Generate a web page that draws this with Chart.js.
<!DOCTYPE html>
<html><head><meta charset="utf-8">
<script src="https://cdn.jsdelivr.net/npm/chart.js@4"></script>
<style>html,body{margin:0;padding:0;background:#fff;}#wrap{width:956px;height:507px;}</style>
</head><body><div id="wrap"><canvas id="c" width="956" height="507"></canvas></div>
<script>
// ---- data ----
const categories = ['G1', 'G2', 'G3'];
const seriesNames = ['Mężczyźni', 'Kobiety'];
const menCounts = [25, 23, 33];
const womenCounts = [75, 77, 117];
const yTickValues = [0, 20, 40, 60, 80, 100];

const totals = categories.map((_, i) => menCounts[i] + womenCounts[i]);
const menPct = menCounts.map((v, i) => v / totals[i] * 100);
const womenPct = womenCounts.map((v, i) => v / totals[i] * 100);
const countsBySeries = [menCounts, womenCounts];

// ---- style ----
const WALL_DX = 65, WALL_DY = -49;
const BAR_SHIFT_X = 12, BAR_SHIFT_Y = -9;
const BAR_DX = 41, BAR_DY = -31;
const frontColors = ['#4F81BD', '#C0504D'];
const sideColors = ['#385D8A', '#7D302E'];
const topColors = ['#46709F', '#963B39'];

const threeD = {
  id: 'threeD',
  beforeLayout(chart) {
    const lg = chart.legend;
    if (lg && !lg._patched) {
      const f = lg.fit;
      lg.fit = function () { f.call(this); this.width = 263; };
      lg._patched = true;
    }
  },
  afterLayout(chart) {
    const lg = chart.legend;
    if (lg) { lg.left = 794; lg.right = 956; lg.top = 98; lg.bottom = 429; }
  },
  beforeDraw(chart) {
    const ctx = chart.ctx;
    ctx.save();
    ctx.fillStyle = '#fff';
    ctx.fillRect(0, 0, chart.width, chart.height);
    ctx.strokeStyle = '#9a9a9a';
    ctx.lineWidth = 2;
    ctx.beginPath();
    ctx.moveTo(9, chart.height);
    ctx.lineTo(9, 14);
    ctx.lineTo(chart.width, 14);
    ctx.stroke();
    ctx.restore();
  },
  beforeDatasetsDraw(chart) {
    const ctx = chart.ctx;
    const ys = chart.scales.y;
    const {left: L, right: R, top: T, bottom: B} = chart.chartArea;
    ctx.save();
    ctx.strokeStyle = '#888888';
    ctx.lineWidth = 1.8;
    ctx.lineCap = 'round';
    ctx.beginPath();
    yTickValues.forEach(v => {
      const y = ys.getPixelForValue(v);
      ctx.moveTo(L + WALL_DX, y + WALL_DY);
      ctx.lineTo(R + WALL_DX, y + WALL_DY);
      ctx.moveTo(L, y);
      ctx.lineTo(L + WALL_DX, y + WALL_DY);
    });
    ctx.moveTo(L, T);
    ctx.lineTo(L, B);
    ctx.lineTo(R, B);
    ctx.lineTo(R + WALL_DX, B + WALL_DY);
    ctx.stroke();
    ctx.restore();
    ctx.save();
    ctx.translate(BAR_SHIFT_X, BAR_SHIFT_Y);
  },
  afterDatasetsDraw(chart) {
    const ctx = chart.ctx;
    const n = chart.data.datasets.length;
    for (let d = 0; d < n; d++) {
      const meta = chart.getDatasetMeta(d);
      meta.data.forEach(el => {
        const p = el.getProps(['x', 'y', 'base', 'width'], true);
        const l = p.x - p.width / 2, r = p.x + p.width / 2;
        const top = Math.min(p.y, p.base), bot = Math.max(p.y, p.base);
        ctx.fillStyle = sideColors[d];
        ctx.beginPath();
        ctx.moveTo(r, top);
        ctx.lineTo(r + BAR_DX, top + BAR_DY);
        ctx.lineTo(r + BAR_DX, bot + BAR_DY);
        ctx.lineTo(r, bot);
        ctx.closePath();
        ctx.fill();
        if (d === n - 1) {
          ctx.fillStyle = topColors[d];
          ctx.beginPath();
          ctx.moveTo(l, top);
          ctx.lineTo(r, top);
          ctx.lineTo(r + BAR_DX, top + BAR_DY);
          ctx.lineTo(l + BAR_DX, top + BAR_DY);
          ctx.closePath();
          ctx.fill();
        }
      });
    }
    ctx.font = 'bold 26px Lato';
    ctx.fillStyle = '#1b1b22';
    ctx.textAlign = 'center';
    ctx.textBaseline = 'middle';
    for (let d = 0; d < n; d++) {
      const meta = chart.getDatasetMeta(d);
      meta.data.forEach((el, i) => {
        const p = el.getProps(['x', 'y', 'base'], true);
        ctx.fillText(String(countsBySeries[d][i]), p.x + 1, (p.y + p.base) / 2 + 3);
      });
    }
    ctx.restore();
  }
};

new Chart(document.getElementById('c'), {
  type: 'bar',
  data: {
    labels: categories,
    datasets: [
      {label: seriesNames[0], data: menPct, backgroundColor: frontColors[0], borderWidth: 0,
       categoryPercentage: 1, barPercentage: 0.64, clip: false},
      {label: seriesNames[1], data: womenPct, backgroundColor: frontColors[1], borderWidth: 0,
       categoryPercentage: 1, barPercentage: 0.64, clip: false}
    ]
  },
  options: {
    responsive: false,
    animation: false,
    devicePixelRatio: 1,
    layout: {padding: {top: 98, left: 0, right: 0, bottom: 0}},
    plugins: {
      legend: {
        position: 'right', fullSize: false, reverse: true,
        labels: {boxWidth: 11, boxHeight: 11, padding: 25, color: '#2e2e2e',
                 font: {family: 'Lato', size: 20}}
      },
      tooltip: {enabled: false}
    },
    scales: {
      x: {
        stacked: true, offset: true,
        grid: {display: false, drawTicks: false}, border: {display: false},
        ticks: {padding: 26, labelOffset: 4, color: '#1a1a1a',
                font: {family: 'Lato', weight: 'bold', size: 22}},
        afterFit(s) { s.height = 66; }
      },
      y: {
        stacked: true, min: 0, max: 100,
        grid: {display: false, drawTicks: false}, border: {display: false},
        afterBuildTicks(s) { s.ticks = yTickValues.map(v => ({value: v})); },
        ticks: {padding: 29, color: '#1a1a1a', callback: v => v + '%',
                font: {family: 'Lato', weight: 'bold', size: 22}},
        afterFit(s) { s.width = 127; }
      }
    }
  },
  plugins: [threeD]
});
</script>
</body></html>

==

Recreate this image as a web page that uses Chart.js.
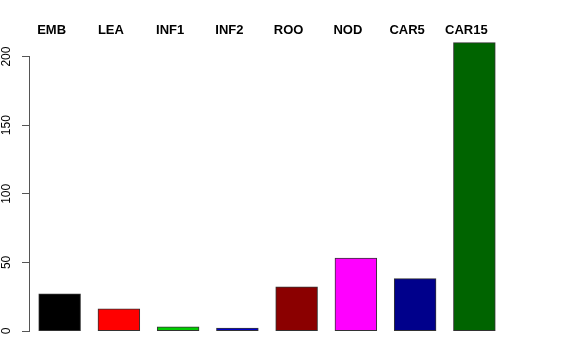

WORK TO BE COMPLETED => Only the lines from the one containing "Generate a web" through the one containing "const yTickValues = [0, 20, 40, 60, 80, 100];" are to be retyped, both boundary lines included, with no other material.

THE OUTPUT =>
Generate a web page that draws this with Chart.js.
<!DOCTYPE html>
<html><head><meta charset="utf-8">
<script src="https://cdn.jsdelivr.net/npm/chart.js@4"></script>
<style>html,body{margin:0;padding:0;background:#fff;}#wrap{width:956px;height:507px;}</style>
</head><body><div id="wrap"><canvas id="c" width="956" height="507"></canvas></div>
<script>
// ---- data ----
const categories = ['G1', 'G2', 'G3'];
const seriesNames = ['Mężczyźni', 'Kobiety'];
const menCounts = [25, 23, 33];
const womenCounts = [75, 77, 117];
const yTickValues = [0, 20, 40, 60, 80, 100];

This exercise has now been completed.